Mrs Callahan, my Sunday School teacher, would probably seek some common ground, to find that middle of the road position where there are no losers, and we can all live in harmony. This is a wonderful aspiration, where ‘the lion and the lamb’ can coexist. Turning the other cheek doesn’t imply giving in, or giving up, or conceding defeat.

But it requires fortitude, strength and persistence, as well as some give and take. It requires stepping aside from the initial, emotionally-driven need to react impulsively, sometimes tainted with subsequent regret.

All these decisions need to be tempered by the fact that we live in a world which is a closed system, with finite natural resources (solar energy being an exception). The low-hanging fruit has been picked, and our consumption-driven western lifestyle has driven us to a position where we have limited the available wriggle room.

The oft-heard political mantra of ‘growth and development and jobs’ needs to be reconsidered, and revised and readjusted. We have a crisis of a human population exceeding the available resource base required to meet the status quo and sustain our current Western lifestyle needs.

And this shemozzle we find ourselves in, not unexpectedly either, is compounded by the global climate emergency, with the associated and compounding tipping points of rising sea levels, melting ice reserves, escalating temperatures and changing atmospheric and oceanic currents.

So, he who fights and then runs, will soon realise there is nowhere to run to. A harsh lesson, to be taken on board, from those private school days…

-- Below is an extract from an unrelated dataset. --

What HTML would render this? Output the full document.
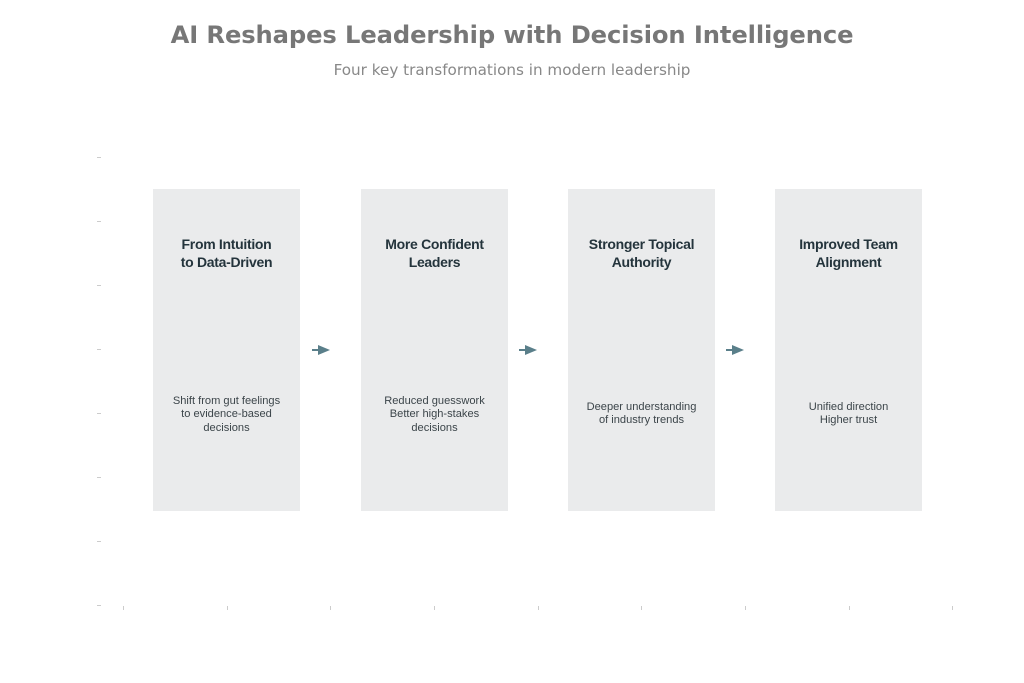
<!DOCTYPE html>
<html><head><meta charset="utf-8"><style>
body{margin:0;width:1024px;height:683px;background:#fff;overflow:hidden;position:relative;font-family:"Liberation Sans",sans-serif}
.t{position:absolute;left:0;width:1024px;text-align:center;font-family:"DejaVu Sans",sans-serif}
.card{position:absolute;top:189px;width:147px;height:322px;background:#eaebec}
.h{position:absolute;top:46px;width:100%;text-align:center;font-size:14px;line-height:18px;color:#24343c;font-weight:bold;letter-spacing:-0.3px}
.b{position:absolute;width:100%;text-align:center;font-size:11.1px;line-height:13.3px;color:#3c454a}
</style></head><body>
<div class="t" style="top:21px;font-size:24.2px;font-weight:bold;color:#777;letter-spacing:-0.1px">AI Reshapes Leadership with Decision Intelligence</div>
<div class="t" style="top:61px;font-size:15.2px;color:#888">Four key transformations in modern leadership</div>
<div class="card" style="left:153px"><div class="h">From Intuition<br>to Data-Driven</div><div class="b" style="top:206px">Shift from gut feelings<br>to evidence-based<br>decisions</div></div>
<div class="card" style="left:361px"><div class="h">More Confident<br>Leaders</div><div class="b" style="top:206px">Reduced guesswork<br>Better high-stakes<br>decisions</div></div>
<div class="card" style="left:568px"><div class="h">Stronger Topical<br>Authority</div><div class="b" style="top:212px">Deeper understanding<br>of industry trends</div></div>
<div class="card" style="left:775px"><div class="h">Improved Team<br>Alignment</div><div class="b" style="top:212px">Unified direction<br>Higher trust</div></div>
<svg width="1024" height="683" style="position:absolute;left:0;top:0">
<g fill="#5a7f8a" stroke="#5a7f8a" stroke-width="2">
<line x1="312" y1="350" x2="320" y2="350"/><polygon points="318,345 330,350 318,355" stroke="none"/>
<line x1="519" y1="350" x2="527" y2="350"/><polygon points="525,345 537,350 525,355" stroke="none"/>
<line x1="726" y1="350" x2="734" y2="350"/><polygon points="732,345 744,350 732,355" stroke="none"/>
</g>
<g stroke="#ccc" stroke-width="1">
<line x1="97" y1="157.5" x2="101" y2="157.5"/><line x1="97" y1="221.5" x2="101" y2="221.5"/><line x1="97" y1="285.5" x2="101" y2="285.5"/><line x1="97" y1="349.5" x2="101" y2="349.5"/><line x1="97" y1="413.5" x2="101" y2="413.5"/><line x1="97" y1="477.5" x2="101" y2="477.5"/><line x1="97" y1="541.5" x2="101" y2="541.5"/><line x1="97" y1="605.5" x2="101" y2="605.5"/>
<line x1="123.5" y1="606" x2="123.5" y2="610"/><line x1="227.5" y1="606" x2="227.5" y2="610"/><line x1="330.5" y1="606" x2="330.5" y2="610"/><line x1="434.5" y1="606" x2="434.5" y2="610"/><line x1="538.5" y1="606" x2="538.5" y2="610"/><line x1="641.5" y1="606" x2="641.5" y2="610"/><line x1="745.5" y1="606" x2="745.5" y2="610"/><line x1="849.5" y1="606" x2="849.5" y2="610"/><line x1="952.5" y1="606" x2="952.5" y2="610"/>
</g>
</svg>
</body></html>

Scott Bell is a fifth generation Tasmanian, with two daughters and four grandchildren. In a previous life he was a general practitioner. Now he spends most of his time living on a covenanted conservation property in NE Tasmania, working as an owner builder, monitoring and recording the resident wildlife, and caring for the remaining flora and fauna. He has an extensive police record with multiple court appearances, fines and convictions as a result of his NVDA climate activism. He enjoys his life, and living.